The bill strengthens protections, investigation, and transparency for humanitarian aid workers and aid delivery, but does so at the cost of added federal spending, administrative burdens, and potential strain on diplomatic and security relationships with partner countries.
Humanitarian aid workers and U.S. NGOs will have stronger protections and greater accountability: the bill creates a dedicated U.S. official and a multi-agency investigative mechanism and allows withholding of security/defense assistance from countries that unlawfully kill or detain aid workers.

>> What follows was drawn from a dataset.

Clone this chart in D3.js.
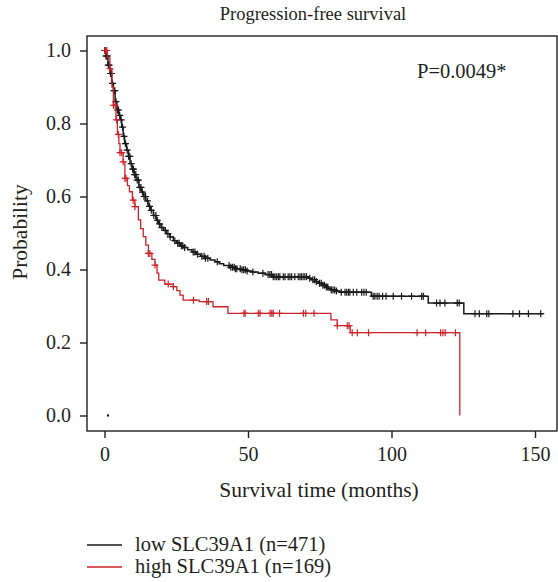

NGOs and field aid operations will face lower operational risk because the bill promotes improved coordination, deconfliction, and adoption of best practices to reduce threats to staff and aid delivery.
Congress, taxpayers, and oversight bodies will get more timely and detailed information through required incident reports (90 days; 45 days for U.S. victims) and annual reporting on security challenges and assistance distributions, improving transparency and accountability.
Partner governments and U.S. diplomatic efforts could be strained because withholding security or defense assistance as punishment may complicate bilateral relations and reduce cooperation on broader strategic objectives.
Countries that rely on U.S. defense transfers could see reduced military capability if aid is withheld, which may increase regional insecurity and indirectly raise risks to U.S. interests and civilians in affected areas.
The bill creates new positions and investigative mechanisms and increases reporting duties, likely raising federal staffing and operational costs and increasing administrative spending.
Based on analysis of 3 sections of legislative text.
Introduced December 10, 2025 by Christopher Van Hollen · Last progress December 10, 2025
Creates a presidentially appointed Special Envoy for Humanitarian Aid Workers and an independent inquiry group to investigate deaths, fatal injuries, and detentions of aid workers serving on U.S.-supported humanitarian missions. It conditions certain U.S. security and defense assistance on a foreign government’s cooperation, investigation, and corrective actions after unlawful killings or detentions of aid workers, and requires detailed incident and annual reports to Congress on security challenges and coordination efforts.